A few days ago, having read up about all of the light fiction I had at hand, I picked up a book I had gotten in a grab-bag for a friend. LeHaye and Jenkins, Left Behind.
One of my favorite genres, by the way, is what is sometimes called "biblical thrillers" or "biblical fiction." Daniel Easterman has written a number of pretty good books in that genre, which also includes some very bad books.
As a reader of sci-fi and fantasy as well as biblical fiction, I am used to parking disbelief outside upon entering. Not a problem for a good read.
"Left Behind" is not that good a read. There are characters who you get to know on a simple one or two dimensional level and you want to read on and see what happens to them. That plus the fact that the books are labeled as "Christian fiction" is the appeal.

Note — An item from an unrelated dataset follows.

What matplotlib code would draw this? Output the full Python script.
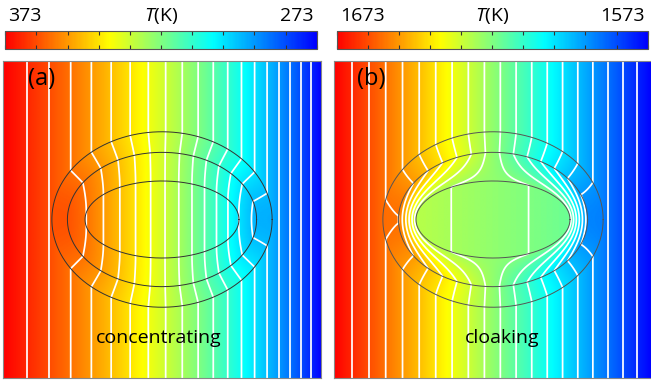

That they are "Christian fiction" is a mislabeling. Nowhere do the books state "WARNING: this series is based on Biblical interpretation by a fundamentalist Christian group called Dispensational Premillennialists." Unless the reader understands this, or is well-versed in Bible, he or she may think this is mainstream Christian thinking. It isn't.

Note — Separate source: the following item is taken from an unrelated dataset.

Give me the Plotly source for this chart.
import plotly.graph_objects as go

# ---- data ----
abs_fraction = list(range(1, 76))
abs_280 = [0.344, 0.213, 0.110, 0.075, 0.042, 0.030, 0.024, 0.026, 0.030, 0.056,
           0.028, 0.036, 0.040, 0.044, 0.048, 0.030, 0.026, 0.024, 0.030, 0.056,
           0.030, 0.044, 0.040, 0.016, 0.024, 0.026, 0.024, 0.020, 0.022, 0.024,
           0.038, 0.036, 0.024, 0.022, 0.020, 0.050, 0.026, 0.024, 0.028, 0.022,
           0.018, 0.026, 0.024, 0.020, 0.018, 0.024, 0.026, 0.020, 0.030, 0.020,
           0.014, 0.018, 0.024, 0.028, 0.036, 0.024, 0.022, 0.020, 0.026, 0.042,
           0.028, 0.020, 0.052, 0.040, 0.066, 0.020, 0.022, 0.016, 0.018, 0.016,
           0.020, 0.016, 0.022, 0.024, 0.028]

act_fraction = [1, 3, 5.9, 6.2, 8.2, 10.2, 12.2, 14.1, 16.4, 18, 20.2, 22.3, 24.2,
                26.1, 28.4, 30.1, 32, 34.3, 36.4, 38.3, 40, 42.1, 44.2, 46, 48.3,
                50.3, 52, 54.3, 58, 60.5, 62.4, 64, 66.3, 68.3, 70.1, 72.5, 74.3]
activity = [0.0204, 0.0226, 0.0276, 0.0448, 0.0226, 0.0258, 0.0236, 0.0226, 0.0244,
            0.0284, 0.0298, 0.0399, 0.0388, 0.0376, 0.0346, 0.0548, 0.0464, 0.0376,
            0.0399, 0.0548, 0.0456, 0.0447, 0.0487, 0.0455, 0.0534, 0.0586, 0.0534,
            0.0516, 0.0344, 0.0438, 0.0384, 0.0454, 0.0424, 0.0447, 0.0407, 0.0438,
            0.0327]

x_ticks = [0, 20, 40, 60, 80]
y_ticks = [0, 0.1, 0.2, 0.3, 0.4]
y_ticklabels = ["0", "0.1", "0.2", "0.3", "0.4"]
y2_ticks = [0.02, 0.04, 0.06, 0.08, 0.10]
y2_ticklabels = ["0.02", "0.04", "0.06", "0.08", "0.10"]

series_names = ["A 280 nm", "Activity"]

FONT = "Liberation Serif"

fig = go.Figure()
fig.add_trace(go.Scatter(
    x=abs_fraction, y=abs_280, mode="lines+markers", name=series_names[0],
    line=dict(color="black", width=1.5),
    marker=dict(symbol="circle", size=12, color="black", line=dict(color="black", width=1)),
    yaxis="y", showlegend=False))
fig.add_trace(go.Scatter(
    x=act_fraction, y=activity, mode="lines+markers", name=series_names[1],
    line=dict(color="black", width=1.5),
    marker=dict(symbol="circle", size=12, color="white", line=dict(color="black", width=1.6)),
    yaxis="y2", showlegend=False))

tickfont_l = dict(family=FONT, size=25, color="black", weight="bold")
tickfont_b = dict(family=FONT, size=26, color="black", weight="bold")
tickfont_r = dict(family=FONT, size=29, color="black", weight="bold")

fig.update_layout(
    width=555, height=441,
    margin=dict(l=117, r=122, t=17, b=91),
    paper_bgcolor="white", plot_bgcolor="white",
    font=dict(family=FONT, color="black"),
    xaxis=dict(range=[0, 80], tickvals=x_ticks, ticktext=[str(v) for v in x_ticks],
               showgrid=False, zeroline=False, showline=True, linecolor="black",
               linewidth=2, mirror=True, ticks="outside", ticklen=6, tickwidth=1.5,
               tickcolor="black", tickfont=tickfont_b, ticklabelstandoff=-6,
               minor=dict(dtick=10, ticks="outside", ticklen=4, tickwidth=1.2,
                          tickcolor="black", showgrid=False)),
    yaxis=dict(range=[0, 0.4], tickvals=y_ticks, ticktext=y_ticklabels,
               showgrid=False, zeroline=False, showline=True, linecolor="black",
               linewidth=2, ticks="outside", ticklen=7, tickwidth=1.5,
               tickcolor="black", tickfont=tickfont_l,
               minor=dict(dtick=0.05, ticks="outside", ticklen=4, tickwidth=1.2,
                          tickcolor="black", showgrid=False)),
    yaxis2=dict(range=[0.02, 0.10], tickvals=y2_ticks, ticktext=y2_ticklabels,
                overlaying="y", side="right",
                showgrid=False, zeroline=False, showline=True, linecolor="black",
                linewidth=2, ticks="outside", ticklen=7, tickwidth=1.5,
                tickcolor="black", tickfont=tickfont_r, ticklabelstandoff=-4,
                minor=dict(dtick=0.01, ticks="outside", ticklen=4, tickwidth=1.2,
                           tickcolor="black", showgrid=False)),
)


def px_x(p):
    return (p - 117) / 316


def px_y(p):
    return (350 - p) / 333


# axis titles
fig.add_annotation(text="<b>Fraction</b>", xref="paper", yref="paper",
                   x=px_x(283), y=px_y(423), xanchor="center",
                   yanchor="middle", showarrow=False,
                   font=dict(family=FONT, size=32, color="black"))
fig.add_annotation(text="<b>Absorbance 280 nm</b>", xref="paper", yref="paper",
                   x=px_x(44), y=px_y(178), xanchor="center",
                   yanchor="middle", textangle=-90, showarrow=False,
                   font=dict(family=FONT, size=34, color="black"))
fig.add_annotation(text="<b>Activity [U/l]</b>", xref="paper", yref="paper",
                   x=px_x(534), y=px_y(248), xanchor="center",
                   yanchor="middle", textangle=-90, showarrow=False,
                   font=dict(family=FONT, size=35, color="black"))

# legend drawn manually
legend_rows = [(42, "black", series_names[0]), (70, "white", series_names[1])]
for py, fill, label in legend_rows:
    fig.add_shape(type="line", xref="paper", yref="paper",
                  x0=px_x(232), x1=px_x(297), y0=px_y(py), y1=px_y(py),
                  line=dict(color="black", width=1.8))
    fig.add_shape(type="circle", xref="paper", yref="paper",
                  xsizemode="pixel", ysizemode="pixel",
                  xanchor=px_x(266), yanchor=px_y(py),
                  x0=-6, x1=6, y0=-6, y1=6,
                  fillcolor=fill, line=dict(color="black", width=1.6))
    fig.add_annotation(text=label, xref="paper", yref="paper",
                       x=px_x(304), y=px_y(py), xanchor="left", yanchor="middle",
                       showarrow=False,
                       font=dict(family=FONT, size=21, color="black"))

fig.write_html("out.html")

I was taught Bible at a Church of Christ college, from a fundamentalist viewpoint. My prof attacked premillenialism sharply, and believed that much of the Revelation of John applied to the Roman world of the first century. More mainstream Christian interpretations differ even more from Dispensational Premillenialism.
So the Left Behind series is actually a way of indoctrinating those who are already Christians with Dispensational Premillenialist thinking. The series has no appeal to agnostics or atheists or those of other religions. It's a kind of intra-Christian cannabalism. ("Gosh, I never heard that at my church!" which makes one a target for Jenkins and LeHaye.)
My problem with "Left Behind" as a novel is --
(1) The shallowness of the characters, though the main two characters have some effort spent on development. Finding out what happens to a half dozen or so characters is 99.9% of the interest of the book.
(2) The fact that all is a preachment. If you want that, there is a better story in Pilgrim's Progress.
(3) Key events in the book do not follow. The most vital plot elements "just happen" with minimal logic to support them. For example, how the heck did all nations of the world go to one government, one currency, and one leader, without a long and bloody fight? The novel totally glosses over this development, only saying that the shock of the rapture unnerved everyone to the extent that they were all willing to turn to one charasmatic leader. That was enough to outweigh nationalism and sound economics?
(4) There is little real world detail, which is a characteristic of hurried or unskilled writers.
(5) All of those paranoid elements are here that you've been laughing at for years when brought up by your crazy neighbor, like suspicion of the UN, of peace movements, of yielding of national soveriegnty, of disarmament, that make such strange bedfellows with the Christian religion. Deja vu all through. If you've been around, you know this plotline before it happens.
(6) "Left Behind" is another pre-2000 attempt to exploit the fears of the coming millenium. Remember those?
(7) The writing style is poor. Compared to adult level novels on the best seller lists, Left Behind is junior grade. Why do I say that? What is good style? Let me list the ways that the writing --apart from irrationality or unbelievability of plot-- of Left Behind is badly done.
a. Often there is language that is vague or imprecise--or a word that is misused. Evidences of very hurried writing and minimal editing.
b. Absence of detail. Too much detail annoys the reader. Not enough leads to a sense that what is being read is a summary and not the book itself. So it is here. It is a wonderful thing when an author knows all about places and subjects, or when the author is able to fake it successfully. (An example of the latter was Len Deighton's first novels, when he faked the details about British intelligence and espionage in general.) But for the order of the apocalypse, Jenkins gives no impression that he has any special or technical knowledge about anything. All the scenes are cardboard, and if you lean against a wall, you are likely to topple over the set.
c. Is the reader spoon fed information from an all-knowing narrator, or allowed to draw his own conclusions from dialog or events? There is dialog in Left Behind, but it is stilted and unreal, and the reader is told what happens and what to think of it.
(8) Considering quality of book and paper, Left Behind ought to be sold for under $5 a copy. That it was apparently sold for $12.95 in the mid-1990s was a travesty. If the series sold as many copies as claimed, omeone made a lot of money off this.
Am I being too hard on these books? No. I bought a sack full of them a public library sale for $1, about .08 each, for paperbacks in hardly read condition. I wouldn't pay more.